### Objective
Output the material exactly, but drop every image it holds.

========

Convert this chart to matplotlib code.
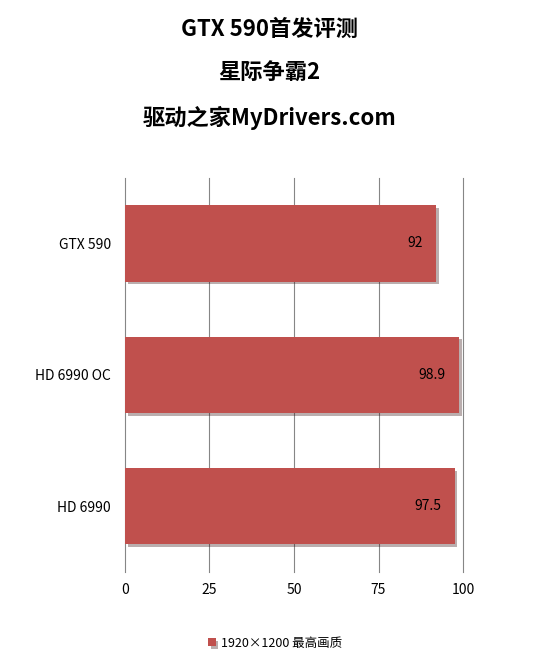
import matplotlib
matplotlib.use("Agg")
import matplotlib.pyplot as plt
import matplotlib.patheffects as pe

plt.rcParams['font.family'] = ['Noto Sans CJK SC', 'DejaVu Sans']

cards = ["HD 6990", "HD 6990 OC", "GTX 590"]
fps = [97.5, 98.9, 92]
ticks = [0, 25, 50, 75, 100]
series_name = "1920×1200 最高画质"

fig = plt.figure(figsize=(5.5, 6.61), dpi=100)
ax = fig.add_axes([0.227, 0.135, 0.615, 0.596])

bars = ax.barh(range(len(cards)), fps, height=0.58, color="#C0504D",
               zorder=3, label=series_name)
for b in bars:
    b.set_path_effects([pe.SimplePatchShadow(offset=(2, -2), alpha=0.35), pe.Normal()])
for i, v in enumerate(fps):
    ax.text(v - 4, i, f"{v:g}", ha="right", va="center", fontsize=10, zorder=4)

ax.set_xlim(0, 100)
ax.set_ylim(-0.5, len(cards) - 0.5)
ax.set_xticks(ticks)
ax.set_yticks(range(len(cards)))
ax.set_yticklabels(cards, fontsize=10)
ax.tick_params(axis="x", labelsize=10, length=0, pad=8)
ax.tick_params(axis="y", length=0, pad=10)
for t in ticks[1:]:
    ax.axvline(t, color="#868686", linewidth=0.8, zorder=0, clip_on=False)
for s in ["top", "right", "bottom"]:
    ax.spines[s].set_visible(False)
ax.spines["left"].set_color("#868686")

for y, t in [(0.955, "GTX 590首发评测"), (0.89, "星际争霸2"), (0.822, "驱动之家MyDrivers.com")]:
    fig.text(0.49, y, t, ha="center", va="center", fontsize=16, fontweight="bold")

fig.legend(loc="lower center", bbox_to_anchor=(0.5, 0.0), frameon=False,
           fontsize=9, handlelength=0.6, handleheight=0.6, handletextpad=0.4)

fig.savefig("out.png", dpi=100)
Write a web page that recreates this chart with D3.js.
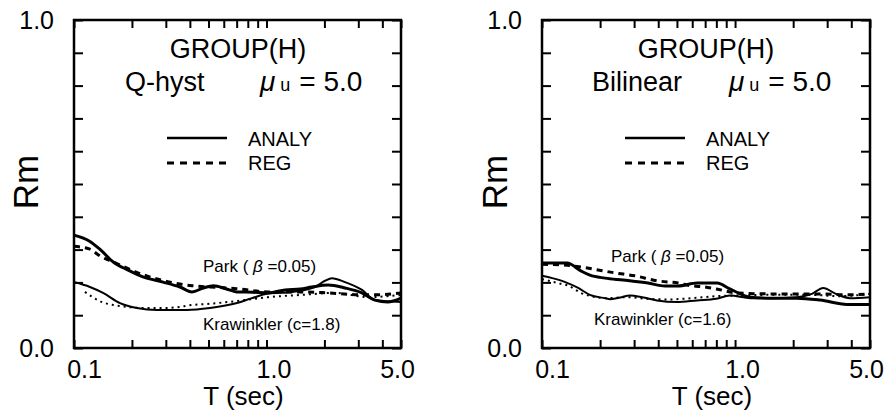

========

### Solved problem
Convert this chart to matplotlib code.
import matplotlib
matplotlib.use("Agg")
import matplotlib.pyplot as plt
import matplotlib.patheffects as pe

plt.rcParams['font.family'] = ['Noto Sans CJK SC', 'DejaVu Sans']

cards = ["HD 6990", "HD 6990 OC", "GTX 590"]
fps = [97.5, 98.9, 92]
ticks = [0, 25, 50, 75, 100]
series_name = "1920×1200 最高画质"

fig = plt.figure(figsize=(5.5, 6.61), dpi=100)
ax = fig.add_axes([0.227, 0.135, 0.615, 0.596])

bars = ax.barh(range(len(cards)), fps, height=0.58, color="#C0504D",
               zorder=3, label=series_name)
for b in bars:
    b.set_path_effects([pe.SimplePatchShadow(offset=(2, -2), alpha=0.35), pe.Normal()])
for i, v in enumerate(fps):
    ax.text(v - 4, i, f"{v:g}", ha="right", va="center", fontsize=10, zorder=4)

ax.set_xlim(0, 100)
ax.set_ylim(-0.5, len(cards) - 0.5)
ax.set_xticks(ticks)
ax.set_yticks(range(len(cards)))
ax.set_yticklabels(cards, fontsize=10)
ax.tick_params(axis="x", labelsize=10, length=0, pad=8)
ax.tick_params(axis="y", length=0, pad=10)
for t in ticks[1:]:
    ax.axvline(t, color="#868686", linewidth=0.8, zorder=0, clip_on=False)
for s in ["top", "right", "bottom"]:
    ax.spines[s].set_visible(False)
ax.spines["left"].set_color("#868686")

for y, t in [(0.955, "GTX 590首发评测"), (0.89, "星际争霸2"), (0.822, "驱动之家MyDrivers.com")]:
    fig.text(0.49, y, t, ha="center", va="center", fontsize=16, fontweight="bold")

fig.legend(loc="lower center", bbox_to_anchor=(0.5, 0.0), frameon=False,
           fontsize=9, handlelength=0.6, handleheight=0.6, handletextpad=0.4)

fig.savefig("out.png", dpi=100)
Write a web page that recreates this chart with D3.js.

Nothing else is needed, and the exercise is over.